**Aim**
Make an exact copy of all the material below, apart from the pictures.

-- start Provided entries --

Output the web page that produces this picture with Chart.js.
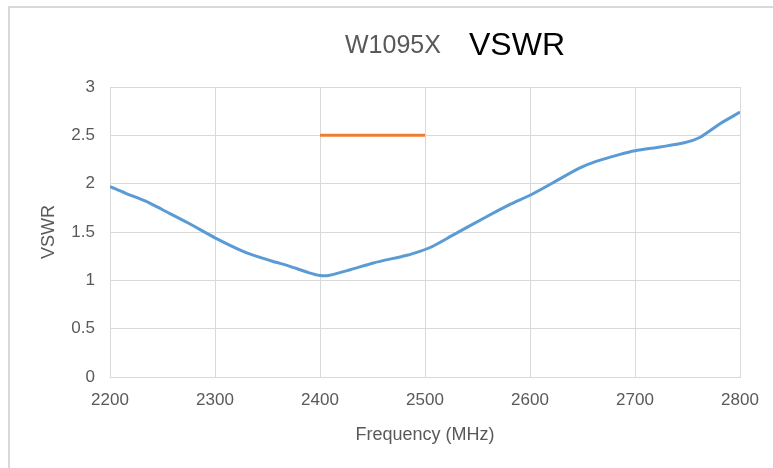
<!DOCTYPE html>
<html>
<head>
<meta charset="utf-8">
<script src="https://cdn.jsdelivr.net/npm/chart.js@4"></script>
<style>
  html, body { margin: 0; padding: 0; background: #ffffff; }
  #grafico { display: block; }
</style>
</head>
<body>
<canvas id="grafico" width="773" height="468"></canvas>
<script>
// Dados (frequência em MHz, VSWR)
const frequencias = [2200, 2215, 2234, 2250, 2275, 2300, 2329, 2354, 2370, 2389, 2400, 2408, 2429, 2451, 2483,
                     2495, 2506, 2527, 2559, 2582, 2600, 2622, 2647, 2663, 2685, 2700, 2724, 2746, 2762, 2781, 2800];
const vswr = [1.97, 1.90, 1.82, 1.73, 1.59, 1.44, 1.29, 1.20, 1.15, 1.08, 1.05, 1.05, 1.11, 1.18, 1.26,
              1.30, 1.345, 1.47, 1.66, 1.79, 1.88, 2.01, 2.16, 2.23, 2.30, 2.34, 2.38, 2.42, 2.48, 2.62, 2.74];

// Linha de limite (banda 2400-2500 MHz em VSWR 2.5)
const limiteFreq = [2400, 2500];
const limiteVswr = [2.5, 2.5];

const tituloModelo = 'W1095X';
const tituloPrincipal = 'VSWR';
const tituloEixoX = 'Frequency (MHz)';
const tituloEixoY = 'VSWR';

const corTexto = '#595959';
const corGrade = '#D9D9D9';
const fonte = '"Liberation Sans", Arial, sans-serif';

// Plugin para desenhar a moldura e o título com duas cores
const moldura = {
    id: 'moldura',
    beforeDraw(chart) {
        const ctx = chart.ctx;
        ctx.save();
        ctx.fillStyle = '#ffffff';
        ctx.fillRect(0, 0, chart.width, chart.height);
        ctx.strokeStyle = corGrade;
        ctx.lineWidth = 2;
        ctx.beginPath();
        ctx.moveTo(9, chart.height + 2);
        ctx.lineTo(9, 7);
        ctx.lineTo(chart.width + 2, 7);
        ctx.stroke();
        ctx.restore();
    },
    afterDraw(chart) {
        const ctx = chart.ctx;
        ctx.save();
        ctx.textBaseline = 'alphabetic';
        ctx.textAlign = 'left';
        ctx.fillStyle = corTexto;
        ctx.font = '25px ' + fonte;
        ctx.fillText(tituloModelo, 345, 53);
        ctx.fillStyle = '#000000';
        ctx.font = '32px ' + fonte;
        ctx.fillText(tituloPrincipal, 469, 55);
        ctx.restore();
    }
};

const pontos = frequencias.map((f, i) => ({ x: f, y: vswr[i] }));
const pontosLimite = limiteFreq.map((f, i) => ({ x: f, y: limiteVswr[i] }));

const config = {
    type: 'scatter',
    data: {
        datasets: [{
            data: pontos,
            showLine: true,
            borderColor: '#5B9BD5',
            borderWidth: 3,
            pointRadius: 0,
            tension: 0.25,
            fill: false,
        }, {
            data: pontosLimite,
            showLine: true,
            borderColor: '#ED7D31',
            borderWidth: 3,
            pointRadius: 0,
            fill: false,
        }],
    },
    options: {
        responsive: false,
        animation: false,
        layout: {
            padding: { top: 87, left: 0, right: 33, bottom: 0 },
        },
        plugins: {
            legend: { display: false },
            tooltip: { enabled: false },
            title: { display: false },
        },
        scales: {
            x: {
                type: 'linear',
                min: 2200,
                max: 2800,
                afterFit(scale) { scale.height = 91; },
                ticks: {
                    stepSize: 100,
                    padding: 13,
                    color: corTexto,
                    font: { family: fonte, size: 17 },
                    callback: v => String(v),
                },
                grid: { color: corGrade, drawTicks: false },
                border: { color: corGrade },
                title: {
                    display: true,
                    text: tituloEixoX,
                    color: corTexto,
                    font: { family: fonte, size: 18 },
                    padding: { top: 0, bottom: 22 },
                },
            },
            y: {
                min: 0,
                max: 3,
                afterFit(scale) { scale.width = 110; },
                ticks: {
                    stepSize: 0.5,
                    padding: 15,
                    color: corTexto,
                    font: { family: fonte, size: 17 },
                    callback: v => String(v),
                },
                grid: { color: corGrade, drawTicks: false },
                border: { color: corGrade },
                title: {
                    display: true,
                    text: tituloEixoY,
                    color: corTexto,
                    font: { family: fonte, size: 18 },
                    padding: { top: 38, bottom: 0 },
                },
            },
        },
    },
    plugins: [moldura],
};

new Chart(document.getElementById('grafico').getContext('2d'), config);
</script>
</body>
</html>
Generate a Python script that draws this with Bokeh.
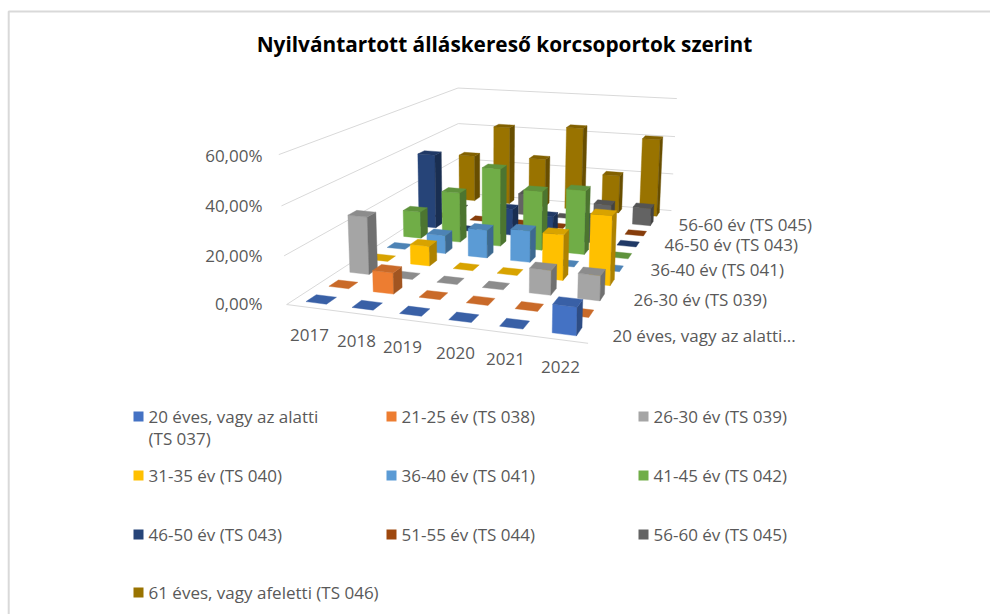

-- end Provided entries --

**Result of this task**
Output the web page that produces this picture with Chart.js.
<!DOCTYPE html>
<html>
<head>
<meta charset="utf-8">
<script src="https://cdn.jsdelivr.net/npm/chart.js@4"></script>
<style>
  html, body { margin: 0; padding: 0; background: #ffffff; }
  #grafico { display: block; }
</style>
</head>
<body>
<canvas id="grafico" width="773" height="468"></canvas>
<script>
// Dados (frequência em MHz, VSWR)
const frequencias = [2200, 2215, 2234, 2250, 2275, 2300, 2329, 2354, 2370, 2389, 2400, 2408, 2429, 2451, 2483,
                     2495, 2506, 2527, 2559, 2582, 2600, 2622, 2647, 2663, 2685, 2700, 2724, 2746, 2762, 2781, 2800];
const vswr = [1.97, 1.90, 1.82, 1.73, 1.59, 1.44, 1.29, 1.20, 1.15, 1.08, 1.05, 1.05, 1.11, 1.18, 1.26,
              1.30, 1.345, 1.47, 1.66, 1.79, 1.88, 2.01, 2.16, 2.23, 2.30, 2.34, 2.38, 2.42, 2.48, 2.62, 2.74];

// Linha de limite (banda 2400-2500 MHz em VSWR 2.5)
const limiteFreq = [2400, 2500];
const limiteVswr = [2.5, 2.5];

const tituloModelo = 'W1095X';
const tituloPrincipal = 'VSWR';
const tituloEixoX = 'Frequency (MHz)';
const tituloEixoY = 'VSWR';

const corTexto = '#595959';
const corGrade = '#D9D9D9';
const fonte = '"Liberation Sans", Arial, sans-serif';

// Plugin para desenhar a moldura e o título com duas cores
const moldura = {
    id: 'moldura',
    beforeDraw(chart) {
        const ctx = chart.ctx;
        ctx.save();
        ctx.fillStyle = '#ffffff';
        ctx.fillRect(0, 0, chart.width, chart.height);
        ctx.strokeStyle = corGrade;
        ctx.lineWidth = 2;
        ctx.beginPath();
        ctx.moveTo(9, chart.height + 2);
        ctx.lineTo(9, 7);
        ctx.lineTo(chart.width + 2, 7);
        ctx.stroke();
        ctx.restore();
    },
    afterDraw(chart) {
        const ctx = chart.ctx;
        ctx.save();
        ctx.textBaseline = 'alphabetic';
        ctx.textAlign = 'left';
        ctx.fillStyle = corTexto;
        ctx.font = '25px ' + fonte;
        ctx.fillText(tituloModelo, 345, 53);
        ctx.fillStyle = '#000000';
        ctx.font = '32px ' + fonte;
        ctx.fillText(tituloPrincipal, 469, 55);
        ctx.restore();
    }
};

const pontos = frequencias.map((f, i) => ({ x: f, y: vswr[i] }));
const pontosLimite = limiteFreq.map((f, i) => ({ x: f, y: limiteVswr[i] }));

const config = {
    type: 'scatter',
    data: {
        datasets: [{
            data: pontos,
            showLine: true,
            borderColor: '#5B9BD5',
            borderWidth: 3,
            pointRadius: 0,
            tension: 0.25,
            fill: false,
        }, {
            data: pontosLimite,
            showLine: true,
            borderColor: '#ED7D31',
            borderWidth: 3,
            pointRadius: 0,
            fill: false,
        }],
    },
    options: {
        responsive: false,
        animation: false,
        layout: {
            padding: { top: 87, left: 0, right: 33, bottom: 0 },
        },
        plugins: {
            legend: { display: false },
            tooltip: { enabled: false },
            title: { display: false },
        },
        scales: {
            x: {
                type: 'linear',
                min: 2200,
                max: 2800,
                afterFit(scale) { scale.height = 91; },
                ticks: {
                    stepSize: 100,
                    padding: 13,
                    color: corTexto,
                    font: { family: fonte, size: 17 },
                    callback: v => String(v),
                },
                grid: { color: corGrade, drawTicks: false },
                border: { color: corGrade },
                title: {
                    display: true,
                    text: tituloEixoX,
                    color: corTexto,
                    font: { family: fonte, size: 18 },
                    padding: { top: 0, bottom: 22 },
                },
            },
            y: {
                min: 0,
                max: 3,
                afterFit(scale) { scale.width = 110; },
                ticks: {
                    stepSize: 0.5,
                    padding: 15,
                    color: corTexto,
                    font: { family: fonte, size: 17 },
                    callback: v => String(v),
                },
                grid: { color: corGrade, drawTicks: false },
                border: { color: corGrade },
                title: {
                    display: true,
                    text: tituloEixoY,
                    color: corTexto,
                    font: { family: fonte, size: 18 },
                    padding: { top: 38, bottom: 0 },
                },
            },
        },
    },
    plugins: [moldura],
};

new Chart(document.getElementById('grafico').getContext('2d'), config);
</script>
</body>
</html>
Generate a Python script that draws this with Bokeh.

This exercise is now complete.